Posts Tagged ‘calamity’

Google and Tsunami

Tuesday, June 27th, 2006

I found this post in one of my earlier blogs


Google has become synonymous with web search. Often, we read about the change in the page ranking mechanism, the change in the number of pages crawled by the search engine and so on. In my current job, we heavily rely on Google to check for names, places, terminologies, and just about any entity which is not clear in the fax. Over the years, I find that I have my own set of tips for better search results and on deriving a conclusion over the various searches. For example, if there is a doubt over a word usage and Merriam Websters does not have that word simply because it is a new word, or because it is another business expression I would check the word in Google and the higher the hits, the more the usage. For example, the word “Screenshot”. This word wasn’t found in Websters, but we use that often. So what do I do? I check in Google for single word and 2 words. I would go for whichever returns the greater number of hits.
But, in spite of this, I wasn’t aware of the patterns that could be found in such searches. The most recent example was my search for the word “tsunami”. Just 2 days after the disaster, I was trying to collect information about it, and the search returned approx 4 million hits. Two or three few days later, as I was browsing, I impulsively tried the search again, and guess what I found? This time it was around 7 million hits. Till now, I have no clue as to where I got this idea of checking for the number of hits. About a week after the disaster, it was at 17,500,000. I was amazed at this kind of increase in the number of hits. I had expected to go up, but never expected it to be so much. Ten days after the disaster it came to 20,500,000. Today, January 11, 2005 – just over 2 weeks – it is at 27 million hits.
How far would it go? Will have to wait and see.
Well the upward trend continues and just 2 days later, January 13, it is at 30 million pages. I am now quite positive of seeing a tenfold increase before the month is over.
Today – January 21, 2005 – it is at 37,700,000

….that was the post… I chked it today and guess what …it is at 105,000,000 (June 27, 2006)

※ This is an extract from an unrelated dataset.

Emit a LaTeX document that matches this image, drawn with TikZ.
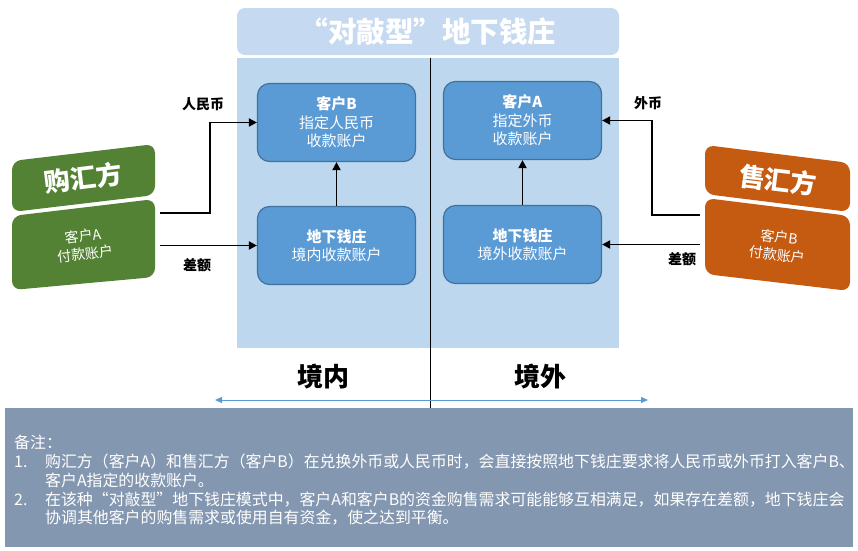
\documentclass[tikz,border=0pt]{standalone}
\usepackage{fontspec}
\setmainfont{Noto Sans CJK SC}
\usetikzlibrary{arrows.meta}

\definecolor{panel_blue}{HTML}{BDD7EE}
\definecolor{title_blue}{HTML}{C5D9F0}
\definecolor{box_blue}{HTML}{5B9BD5}
\definecolor{box_edge}{HTML}{41719C}
\definecolor{buy_green}{HTML}{548235}
\definecolor{sell_orange}{HTML}{C55A11}
\definecolor{note_gray}{HTML}{8497B0}

\begin{document}
\begin{tikzpicture} [x=1pt, y=-1pt,
                    acct_style/.style={rectangle, rounded corners=12pt, draw=box_edge, line width=1.2pt, fill=box_blue, text=white,
                      minimum width=158pt, minimum height=78pt, align=center, font=\fontsize{15}{18.5}\selectfont},
                    edge_style/.style={draw=black, line width=1.8pt, -{Triangle[length=8pt,width=8pt]}},
                    label_style/.style={font=\fontsize{14}{16}\selectfont\bfseries},
                    party_style/.style={rounded corners=9pt}]
                    \useasboundingbox (0,0) rectangle (858,550);
                    % title and panel
                    \node (title) [fill=title_blue, rounded corners=8pt, minimum width=382pt, minimum height=47pt, text=white,
                      font=\fontsize{28.5}{30}\selectfont\bfseries] at (428,31.5) {“对敲型”地下钱庄};
                    \node (panel) [fill=panel_blue, minimum width=382pt, minimum height=290pt, inner sep=0pt] at (428,203) {};
                    \coordinate (div_top) at (430,58);
                    \coordinate (div_bot) at (430,408);
                    \draw [black, line width=0.8pt] (div_top) -- (div_bot);
                    % accounts
                    \node (cust_b) [acct_style] at (336.5,122.5) {\textbf{客户B}\\指定人民币\\收款账户};
                    \node (bank_in) [acct_style] at (336.5,245.5) {\textbf{地下钱庄}\\境内收款账户};
                    \node (cust_a) [acct_style] at (522.5,120.5) {\textbf{客户A}\\指定外币\\收款账户};
                    \node (bank_out) [acct_style] at (522.5,244.5) {\textbf{地下钱庄}\\境外收款账户};
                    \draw [edge_style] (bank_in) -- (cust_b);
                    \draw [edge_style] (bank_out) -- (cust_a);
                    % buyer
                    \fill [buy_green, party_style] (12,161) -- (155,144) -- (155,195) -- (12,212) -- cycle;
                    \fill [buy_green, party_style] (12,216) -- (155,199) -- (155,277) -- (12,290) -- cycle;
                    \node (buyer) [text=white, rotate=7, font=\fontsize{26}{28}\selectfont\bfseries] at (83,178) {购汇方};
                    \node (buyer_acct) [text=white, rotate=7, align=center, font=\fontsize{14}{18}\selectfont] at (84,245) {客户A\\付款账户};
                    % seller
                    \fill [sell_orange, party_style] (705,145) -- (850,163) -- (850,212) -- (705,194) -- cycle;
                    \fill [sell_orange, party_style] (705,198) -- (850,216) -- (850,291) -- (705,274) -- cycle;
                    \node (seller) [text=white, rotate=-7, font=\fontsize{26}{28}\selectfont\bfseries] at (778,180) {售汇方};
                    \node (seller_acct) [text=white, rotate=-7, align=center, font=\fontsize{14}{18}\selectfont] at (778,246) {客户B\\付款账户};
                    % flows
                    \coordinate (buy_rmb) at (160,213);
                    \coordinate (buy_diff) at (160,245.5);
                    \coordinate (sell_fx) at (700,215);
                    \coordinate (sell_diff) at (700,244.5);
                    \draw [edge_style] (buy_rmb) -- ++(50,0) |- (cust_b);
                    \draw [edge_style] (buy_diff) -- (bank_in);
                    \draw [edge_style] (sell_fx) -- ++(-48,0) |- (cust_a);
                    \draw [edge_style] (sell_diff) -- (bank_out);
                    \node (lbl_rmb) [label_style] at (203,104) {人民币};
                    \node (lbl_diff_l) [label_style] at (197,265) {差额};
                    \node (lbl_fx) [label_style] at (648,103) {外币};
                    \node (lbl_diff_r) [label_style] at (682,259) {差额};
                    % onshore / offshore
                    \node (onshore) [font=\fontsize{26}{28}\selectfont\bfseries] at (323,377) {境内};
                    \node (offshore) [font=\fontsize{26}{28}\selectfont\bfseries] at (540,377) {境外};
                    \coordinate (span_l) at (215,400);
                    \coordinate (span_r) at (648,400);
                    \draw [box_blue, line width=1pt, {Triangle[length=7pt,width=6pt]}-{Triangle[length=7pt,width=6pt]}] (span_l) -- (span_r);
                    % notes
                    \node (notes) [fill=note_gray, minimum width=848pt, minimum height=139pt, inner sep=0pt] at (429,477.5) {};
                    \node (note_text) [anchor=north west, align=left, text=white, inner sep=0pt,
                      font=\fontsize{15.9}{18.8}\selectfont] at (14,435)
                      {备注：\\
                      \makebox[31pt][l]{1.}购汇方（客户A）和售汇方（客户B）在兑换外币或人民币时，会直接按照地下钱庄要求将人民币或外币打入客户B、\\
                      \hspace*{31pt}客户A指定的收款账户。\\
                      \makebox[31pt][l]{2.}在该种“对敲型”地下钱庄模式中，客户A和客户B的资金购售需求可能能够互相满足，如果存在差额，地下钱庄会\\
                      \hspace*{31pt}协调其他客户的购售需求或使用自有资金，使之达到平衡。};
                \end{tikzpicture}
\end{document}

The day the calm and beautiful sea boiled over

Monday, December 27th, 2004

December 26 was a day that redefined life for millions of people. It was a day in which people, not just those directly affected, realized the volatile nature of life on earth. It was the day in which many of our ideas on life and the nature of the sea changed forever. For most of us, the beach is the favorite hangout and there could be nothing more splendid than the sea.
Approx 10 minutes was all that it took for this change and the cause was the tsunami that ravaged the coasts of a number of Southeast Asian countries including our coast. The body count is rising by the tens of thousands each passing day. Today it was 1.75 lakhs (175,000) and it has come so far from the initial estimate of 10,000 which now, pales in comparison. Obviously nobody had expected so much damage to be caused thousands of miles away from the epicenter.
We rarely get to see the violent side of the sea, hence it came as a surprise to a large number of people along the coast, they had not recognized the earning signs hidden in the receding sea. On Monday morning we woke up to the news of mild tremors and nobody expected the sea to surge and cause havoc hours later.
Initially, we got to hear about the number of hamlets completely washed out without a single surviving member and of people loosing most of their family members and their belongings too. Today, there were brighter stories – an entire village saved because a voluntary worker who had worked in the village earlier was in Singapore that fateful day and had called to warn the villagers on hearing the warning posted in Singapore; another hamlet was saved because a new stream was found in the vicinity and the entire village was out there at the stream; yet another village was saved because according to their folklore, the receding sea would always return with force; a young girl had saved the lives of a number of people by recognizing the warning in the receding sea. Unfortunately, such instances are few and far between. For the majority of the people, it had been as though the sea had pulled off a nasty surprise and they hadn’t found enough time to move away to higher ground. There are so many pictures these days, of people standing on the shore watching the receding tide only to find, moments later, a wall of water coming at them.
Why such a large-scale destruction? What is its significance in the larger scheme of life? How would these people cope with it – especially the fisher folk who will have to go back to the sea?